Malaysia Politics


Malaysia: 2016 Budget sees modest decrease in fiscal deficit

November 12, 2015

Prime Minister Najib Razak announced Malaysia’s 2016 budget on 23 October against a backdrop of political turmoil, dwindling government revenues, a collapsing ringgit and slower growth prospects. Although the government included some growth-boosting measures, the main objective was clearly in line with the long-term path of fiscal consolidation. The government expects to achieve a fiscal deficit of 3.1% of GDP in 2016, slightly down from the 3.2% it expects for 2015. The narrowing of the deficit is based primarily on improved revenues rather than cuts in spending. Najib’s government is counting on higher revenues from the Goods and Services Tax (GST) imposed in April of this year, and GDP growth in the range of 4.0–5.0%, which is a modest deceleration from the 4.5–5.0% it expects for 2015.

As demand for commodities waned last year, Malaysia observed a sharp decline in revenues from key exports, particularly oil and gas. Although the country grew a robust 5.3% in the first half of this year, the second half is expected to play out differently. Global demand has not picked up, and some of the strong performance in H1 was likely due to a build-up of purchases ahead of the GST implementation in April. Given the current macro-economic uncertainty in the country, and the continued political instability, downside risks to growth persist. Expansionary measures in this year’s budget have been limited due to the government’s self-imposed debt ceiling of 55% of GDP, and what expansionary spending is included will likely have only a modest and transitory effect on growth. Moreover, the Central Bank is unlikely to lend any support to growth through accommodative monetary policy as it struggles to support the depreciating ringgit.

The government had initially planned a deficit of 3.0% in 2015, however that target has been revised upwards to 3.2%, and according to the budget, the government expects to trim the deficit by 0.1 percentage points in 2016 mainly thanks to higher tax revenues. The government expects GST revenues to increase to MYR 39 billion next year from MYR 27 billion this year. The GST will play a salient role in the Government’s finances in the coming year. Revenue from the GST overshot the government’s expectations in 2015, and the government is relying heavily on the tax in order to compensate for lost revenues from the oil sector in 2016. However, this strong dependency on the GST poses a risk as it is possible that revenues from the GST fall short of the target, thus jeopardising the government’s fiscal targets.

If the current economic situation in the country worsens, or if the GST fails to provide enough revenue, the deficit target of 3.1% of GDP could be missed, thereby jeopardizing the progress that has been made in the consolidation of public finances.

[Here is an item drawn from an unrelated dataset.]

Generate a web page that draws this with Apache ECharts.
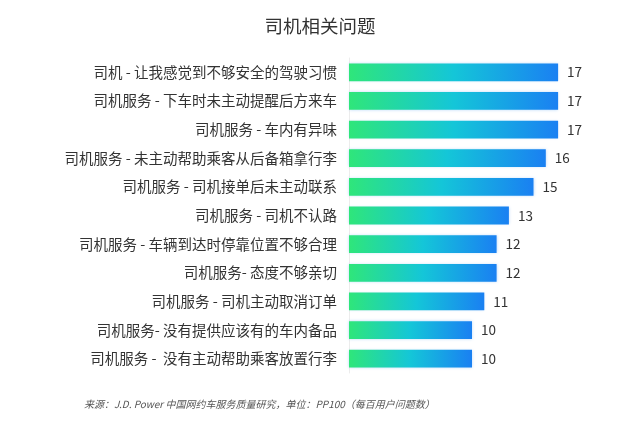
<!DOCTYPE html>
<html>
<head>
<meta charset="utf-8">
<script src="https://cdn.jsdelivr.net/npm/echarts@6/dist/echarts.min.js"></script>
<style>html,body{margin:0;padding:0;background:#fff;}#c{width:640px;height:422px;}</style>
</head>
<body>
<div id="c"></div>
<script>
const title = '司机相关问题';
const categories = [
  '司机 - 让我感觉到不够安全的驾驶习惯',
  '司机服务 - 下车时未主动提醒后方来车',
  '司机服务 - 车内有异味',
  '司机服务 - 未主动帮助乘客从后备箱拿行李',
  '司机服务 - 司机接单后未主动联系',
  '司机服务 - 司机不认路',
  '司机服务 - 车辆到达时停靠位置不够合理',
  '司机服务- 态度不够亲切',
  '司机服务 - 司机主动取消订单',
  '司机服务- 没有提供应该有的车内备品',
  '司机服务 -  没有主动帮助乘客放置行李'
];
const values = [17, 17, 17, 16, 15, 13, 12, 12, 11, 10, 10];
const source = '来源：J.D. Power 中国网约车服务质量研究，单位：PP100（每百用户问题数）';

const chart = echarts.init(document.getElementById('c'), null, {renderer: 'canvas'});
const font = '"Noto Sans CJK SC", "Noto Sans", sans-serif';
chart.setOption({
  backgroundColor: '#fff',
  animation: false,
  textStyle: {fontFamily: font},
  title: [{
    text: title, left: 'center', top: 12,
    textStyle: {fontSize: 18.5, fontWeight: 'normal', color: '#333', fontFamily: font}
  }, {
    text: source, left: 79, top: 394,
    textStyle: {fontSize: 10, fontWeight: 'normal', fontStyle: 'italic', color: '#555', fontFamily: font}
  }],
  grid: {left: 349, top: 58, width: 246, height: 315},
  xAxis: {type: 'value', min: 0, max: 20, show: false},
  yAxis: {
    type: 'category', inverse: true, data: categories,
    axisLine: {show: true, lineStyle: {color: '#ececec'}},
    axisTick: {show: false},
    axisLabel: {fontSize: 14.5, color: '#333', margin: 12, fontFamily: font}
  },
  series: [{
    type: 'bar', data: values, barCategoryGap: '38%',
    itemStyle: {
      color: new echarts.graphic.LinearGradient(0, 0, 1, 0, [
        {offset: 0, color: '#2fe67a'},
        {offset: 0.5, color: '#14c6d8'},
        {offset: 1, color: '#1a80f2'}
      ]),
      shadowBlur: 3, shadowColor: 'rgba(60,150,240,0.35)'
    },
    label: {show: true, position: 'right', distance: 9, fontSize: 13.5, color: '#333', fontFamily: font}
  }]
});
</script>
</body>
</html>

The 2016 budget includes a 0.9% increase in operating expenditure from last year’s budget, mostly on the back on higher civil servant salaries. The budget includes measures to boost domestic demand in the coming year, such as tax breaks for lower and middle income Malaysians, increased minimum wage and higher subsides for lower income households. A substantial amount has been earmarked for development spending in areas such as affordable housing, telecommunication and transportation infrastructure, and agriculture. However, development is set to increase only 5.4% since last year’s revised budget, marking a significant slowdown compared to the 20.0% increase in the 2015 budget.

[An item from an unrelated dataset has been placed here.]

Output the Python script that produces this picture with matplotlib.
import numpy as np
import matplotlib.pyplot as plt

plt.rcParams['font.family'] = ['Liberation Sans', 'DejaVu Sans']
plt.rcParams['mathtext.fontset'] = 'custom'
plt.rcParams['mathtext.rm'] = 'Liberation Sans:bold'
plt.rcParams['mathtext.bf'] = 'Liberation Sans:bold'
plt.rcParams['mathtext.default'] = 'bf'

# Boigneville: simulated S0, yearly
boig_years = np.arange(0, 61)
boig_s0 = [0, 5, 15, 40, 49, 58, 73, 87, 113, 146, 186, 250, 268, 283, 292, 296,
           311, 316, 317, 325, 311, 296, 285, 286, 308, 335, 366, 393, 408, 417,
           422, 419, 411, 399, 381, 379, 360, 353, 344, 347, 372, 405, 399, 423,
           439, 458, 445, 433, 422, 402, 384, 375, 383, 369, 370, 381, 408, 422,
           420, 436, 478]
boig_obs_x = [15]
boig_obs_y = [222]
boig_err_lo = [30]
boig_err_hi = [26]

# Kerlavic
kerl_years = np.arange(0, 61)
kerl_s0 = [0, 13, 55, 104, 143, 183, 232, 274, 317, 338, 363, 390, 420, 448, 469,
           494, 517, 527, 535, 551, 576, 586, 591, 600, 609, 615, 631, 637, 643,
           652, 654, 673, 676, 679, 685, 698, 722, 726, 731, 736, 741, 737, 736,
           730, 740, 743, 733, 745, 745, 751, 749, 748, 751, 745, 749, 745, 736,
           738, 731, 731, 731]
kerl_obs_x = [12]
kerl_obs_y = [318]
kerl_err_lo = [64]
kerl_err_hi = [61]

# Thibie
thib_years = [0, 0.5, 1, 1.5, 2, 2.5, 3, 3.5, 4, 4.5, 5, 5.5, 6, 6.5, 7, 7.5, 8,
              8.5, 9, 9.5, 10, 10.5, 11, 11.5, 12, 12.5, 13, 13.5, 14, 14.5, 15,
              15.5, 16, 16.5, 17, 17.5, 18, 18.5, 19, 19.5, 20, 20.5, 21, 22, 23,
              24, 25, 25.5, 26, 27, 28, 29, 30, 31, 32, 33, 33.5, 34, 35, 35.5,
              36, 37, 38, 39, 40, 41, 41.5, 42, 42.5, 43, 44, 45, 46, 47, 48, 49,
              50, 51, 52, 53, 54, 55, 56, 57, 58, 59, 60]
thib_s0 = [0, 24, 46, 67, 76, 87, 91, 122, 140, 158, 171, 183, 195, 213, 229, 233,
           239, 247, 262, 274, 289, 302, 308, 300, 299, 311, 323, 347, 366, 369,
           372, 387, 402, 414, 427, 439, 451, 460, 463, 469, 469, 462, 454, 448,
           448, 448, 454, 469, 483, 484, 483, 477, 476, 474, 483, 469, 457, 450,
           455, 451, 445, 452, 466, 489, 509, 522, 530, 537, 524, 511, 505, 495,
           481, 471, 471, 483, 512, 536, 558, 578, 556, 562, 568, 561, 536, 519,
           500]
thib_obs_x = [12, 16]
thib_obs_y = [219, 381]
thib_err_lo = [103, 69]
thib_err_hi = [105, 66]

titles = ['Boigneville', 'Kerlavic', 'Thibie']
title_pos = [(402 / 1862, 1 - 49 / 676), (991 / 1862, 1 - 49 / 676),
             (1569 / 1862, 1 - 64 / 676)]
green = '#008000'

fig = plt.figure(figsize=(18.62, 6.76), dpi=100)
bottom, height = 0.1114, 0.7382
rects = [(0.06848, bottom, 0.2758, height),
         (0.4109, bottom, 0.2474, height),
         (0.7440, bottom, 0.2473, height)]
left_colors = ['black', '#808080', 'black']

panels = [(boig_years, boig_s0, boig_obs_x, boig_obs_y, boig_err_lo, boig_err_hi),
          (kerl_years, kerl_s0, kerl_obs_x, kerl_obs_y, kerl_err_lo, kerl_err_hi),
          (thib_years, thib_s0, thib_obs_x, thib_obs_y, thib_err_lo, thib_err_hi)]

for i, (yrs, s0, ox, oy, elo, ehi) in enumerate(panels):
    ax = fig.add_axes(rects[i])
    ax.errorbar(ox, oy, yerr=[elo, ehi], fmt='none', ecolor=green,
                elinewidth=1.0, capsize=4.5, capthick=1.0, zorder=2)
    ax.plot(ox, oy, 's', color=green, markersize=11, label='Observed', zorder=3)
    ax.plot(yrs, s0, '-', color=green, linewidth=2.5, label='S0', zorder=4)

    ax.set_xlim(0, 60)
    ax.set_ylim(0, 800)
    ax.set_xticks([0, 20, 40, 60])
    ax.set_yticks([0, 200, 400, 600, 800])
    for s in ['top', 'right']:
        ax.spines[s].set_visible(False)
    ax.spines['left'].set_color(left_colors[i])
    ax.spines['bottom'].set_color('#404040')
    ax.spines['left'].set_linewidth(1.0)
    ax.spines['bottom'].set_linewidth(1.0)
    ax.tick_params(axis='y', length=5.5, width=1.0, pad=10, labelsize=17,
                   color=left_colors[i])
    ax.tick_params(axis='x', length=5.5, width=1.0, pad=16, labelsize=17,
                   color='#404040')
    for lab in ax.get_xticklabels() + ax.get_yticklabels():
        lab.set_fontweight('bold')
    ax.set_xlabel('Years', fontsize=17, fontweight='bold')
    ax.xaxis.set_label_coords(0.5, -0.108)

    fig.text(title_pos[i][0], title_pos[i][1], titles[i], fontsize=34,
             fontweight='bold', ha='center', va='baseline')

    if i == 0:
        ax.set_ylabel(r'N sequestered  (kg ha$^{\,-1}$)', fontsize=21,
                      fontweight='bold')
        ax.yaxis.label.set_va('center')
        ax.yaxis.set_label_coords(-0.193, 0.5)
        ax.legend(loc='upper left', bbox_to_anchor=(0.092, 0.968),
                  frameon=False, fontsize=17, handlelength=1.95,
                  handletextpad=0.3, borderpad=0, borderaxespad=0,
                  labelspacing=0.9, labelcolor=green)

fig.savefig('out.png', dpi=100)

Attempts by the government to shore up its fiscal position are seen as progress. Amidst the 2008 crisis, Malaysia saw its budget deficit climb to 7.0% of GDP. Najib Razak, who was elected as Prime Minster in 2009, has tried to reassure markets in the past by pledging to cut the deficit in prior budgets, and thanks to strong growth, some progress has been made on this front. However, uncertainty surrounding the oil and gas industry, as well as a shift in power dynamics with Najib’s own party, pose risks to growth, and also on the government’s fiscal projections. FocusEconomics Consensus panelist’s forecasts for the fiscal deficit are in line with the government’s forecasts of 3.1% of GDP.